NFL will consider another chop block rule

AP

Although rules changes to restrict helmet-to-helmet hits have drawn more attention, the NFL has also in recent years increasingly restricted low blocks, in an attempt to protect players’ knees. And another rule may be coming this offseason.

According to Adam Schefter of ESPN, the NFL’s Competition Committee is considering a rule that would eliminate the chop block.

It’s unclear precisely how the new rule would be worded. Last year the league voted to further restrict chop blocks by making it illegal for a running back to chop a defensive player engaged above the waist by another offensive player outside the tackle box.

Chop blocks are still legal in certain situations in line play, and the NFL could eliminate those situations. Some defensive players have argued that the league needs to go further and ban all low blocks. The Competition Committee will need to come up with the precise wording of a new rule designed to give greater protection to defensive players’ knees, and then the league’s owners will vote on the proposal. Given the league’s emphasis on player safety, it’s likely that any proposal will be approved by the owners.

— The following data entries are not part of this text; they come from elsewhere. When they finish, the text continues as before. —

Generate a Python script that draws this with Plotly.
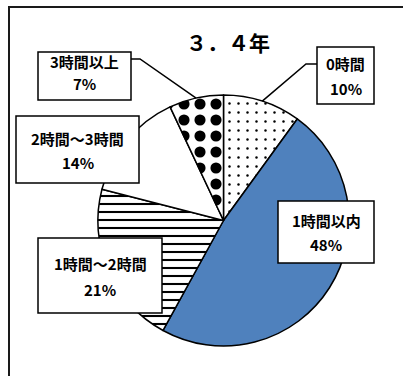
import math
import plotly.graph_objects as go

# Study time per day, grades 3-4
categories = ["0時間", "1時間以内", "1時間～2時間", "2時間～3時間", "3時間以上"]
percent = [10, 48, 21, 14, 7]
pct_labels = ["10%", "48%", "21%", "14%", "7%"]

W, H = 403, 376
FONT = "Noto Sans CJK JP"

# pie placement in pixels
CX, CY, R = 223.5, 220.5, 125.5


def px(x):
    return x / W


def py(y):
    return 1 - y / H


fills = ["white", "#4F81BD", "white", "white", "white"]
pattern_shape = [".", "", "-", "", "."]
pattern_size = [9, 8, 8, 8, 16]
pattern_solid = [0.06, 0.3, 0.26, 0.3, 0.38]

fig = go.Figure(
    go.Pie(
        labels=categories,
        values=percent,
        sort=False,
        direction="clockwise",
        rotation=0,
        textinfo="none",
        hoverinfo="label+percent",
        showlegend=False,
        marker=dict(
            colors=fills,
            line=dict(color="black", width=1.5),
            pattern=dict(
                shape=pattern_shape,
                size=pattern_size,
                solidity=pattern_solid,
                fgcolor="black",
                bgcolor=fills,
                fillmode="replace",
            ),
        ),
        domain=dict(x=[px(CX - R), px(CX + R)], y=[py(CY + R), py(CY - R)]),
    )
)

# label boxes: (left, top, right, bottom), first-line y, second-line y
boxes = {
    "0時間": ((317, 47, 374, 104), 63, 89),
    "1時間以内": ((278, 201, 374, 263), 220, 245),
    "1時間～2時間": ((38, 238, 162, 313), 263, 289),
    "2時間～3時間": ((16, 116, 139, 183), 138, 162),
    "3時間以上": ((38, 52, 131, 100), 62, 84),
}

shapes = []
annotations = []

# leader lines: start at box edge, short horizontal run, then to slice mid-arc
total = sum(percent)
cum = 0
mid_angle = {}
for cat, v in zip(categories, percent):
    mid_angle[cat] = (cum + v / 2) / total * 360
    cum += v

leaders = {"3時間以上": ((131, 59), (140, 59)), "0時間": ((317, 64), (306, 64))}
for cat, (p0, p1) in leaders.items():
    a = math.radians(mid_angle[cat])
    ex, ey = CX + R * math.sin(a), CY - R * math.cos(a)
    shapes.append(dict(
        type="path", xref="paper", yref="paper",
        path=f"M {px(p0[0])} {py(p0[1])} L {px(p1[0])} {py(p1[1])} L {px(ex)} {py(ey)}",
        line=dict(color="black", width=1.5), layer="above",
    ))

for cat, lab in zip(categories, pct_labels):
    (l, t, r, b), y1, y2 = boxes[cat]
    shapes.append(dict(
        type="rect", xref="paper", yref="paper",
        x0=px(l), x1=px(r), y0=py(b), y1=py(t),
        line=dict(color="black", width=1.5), fillcolor="white", layer="above",
    ))
    xc = (l + r) / 2
    for txt, yy in ((cat, y1), (lab, y2)):
        annotations.append(dict(
            text=txt, x=px(xc), y=py(yy), xref="paper", yref="paper",
            xanchor="center", yanchor="middle", showarrow=False,
            font=dict(family=FONT, size=15, color="black", weight="bold"),
        ))

# chart title
annotations.append(dict(
    text="３．４年", x=px(228), y=py(42), xref="paper", yref="paper",
    xanchor="center", yanchor="middle", showarrow=False,
    font=dict(family=FONT, size=21, color="black", weight="bold"),
))

# outer frame (only its top and left edges fall inside the image)
shapes.append(dict(
    type="path", xref="paper", yref="paper",
    path=f"M {px(9)} 0 L {px(9)} {py(7)} L 1 {py(7)}",
    line=dict(color="#1a1a1a", width=2), layer="above",
))

fig.update_layout(
    width=W, height=H,
    margin=dict(l=0, r=0, t=0, b=0),
    paper_bgcolor="white", plot_bgcolor="white",
    shapes=shapes, annotations=annotations,
)

fig.write_html("out.html", config={"displayModeBar": False})
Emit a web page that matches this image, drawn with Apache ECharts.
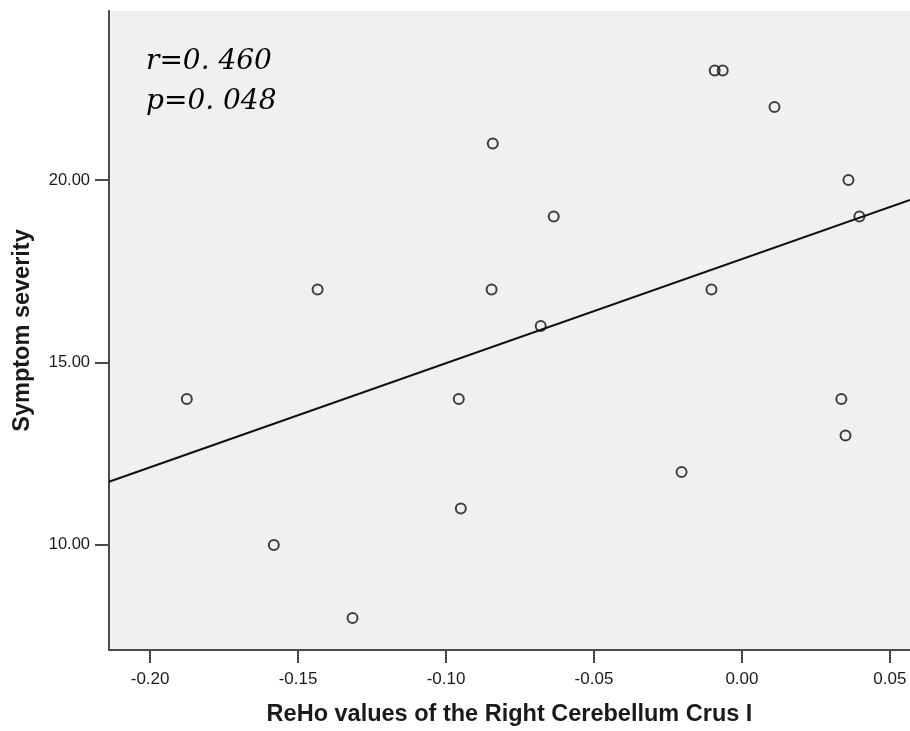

22 responses to “NFL will consider another chop block rule

  1. Meanwhile defensive linemen are allowed to act like animals from hell. Refs still called chop blocks that weren’t chop blocks last yearn should be a challengable call. Refs have too much power

  2. If a running back can’t stop a blitzer, might this not lead to more hard QB hits, resulting in QB injuries?

  3. The quality of play is being lowered by kneecapping blocks. How many players never had a chance at greatness due to this type of block altering their career path?

    They are people, not gladiators. I know, it’s fun to sit in the comfort of your living room while young men are dealt blows that may cripple them for life. Says a lot about those who would thumbs down an attempt at keeping these guys on the field.

    On the other hand, player turnover gives others a chance at greatness. Bledsoe Brady being one example, but that was a legal hit.

  4. Good should have happened already

    Now we can get all the comments from the “old school” people telling us how they are “hurting the game of football”

  5. Having played both sides of the ball in High School and suffering an ACL injury from a cut block, I say get rid of the cut block, o-linemen just need to get stronger…

  6. Why do ball carriers get to grab the facemask of the defender? If grabbing a facemask is inherently dangerous, shouldn’t nobody be allowed to touch a facemask?

    As for ‘warding off a defender’ by simply pushing on a facemask, I say bull snot. Time after time a ball carrier’s fingers are inside a defenders facemask thoroughly controlling that defender’s head and neck.

    I don’t know why defenders are not suing the NFL for putting their health and safety at risk.

  7. I hope they make it reviewable. The Lions received a phantom call against the Rams that turned 1st and goal at the 2 to 3 and 15 or something from own 40.

    Clear as day the blocked player was not engaged by anyone but the RB when they played it back.

  8. NFHS (ruling body for most of the nation in HS football) just made “clipping” in the free blocking zone illegal a few weeks ago. It rarely happens there, but this is the first piece of the puzzle which I believe will make every low block illegal anywhere on the field at every level in the next 5-7 years, IMO.

    All other legal low blocks will remain this year, my guess is they will be done away with in the next 2 to 3 years at the HS level.

  9. torebear says:
    Feb 29, 2016 2:19 PM

    I hope they make it reviewable. The Lions received a phantom call against the Rams that turned 1st and goal at the 2 to 3 and 15 or something from own 40.

    Clear as day the blocked player was not engaged by anyone but the RB when they played it back.
    _________________________________

    If it was a crack-back block…which was deemed illegal in 2012 in the NFL, being engaged with anyone is irrelevant. Not sure which one you are referring…just an FYI.

  10. @CannedHeat It was the penalty that was new last year:

    “illegal for a running back to chop a defensive player engaged above the waist by another offensive player outside the tackle box”

    The problem in the game was there was no offensive player engaging the defender. Only the RB.

    The ref saw something that wasn’t there. Something a quick replay would have cleared up in two seconds.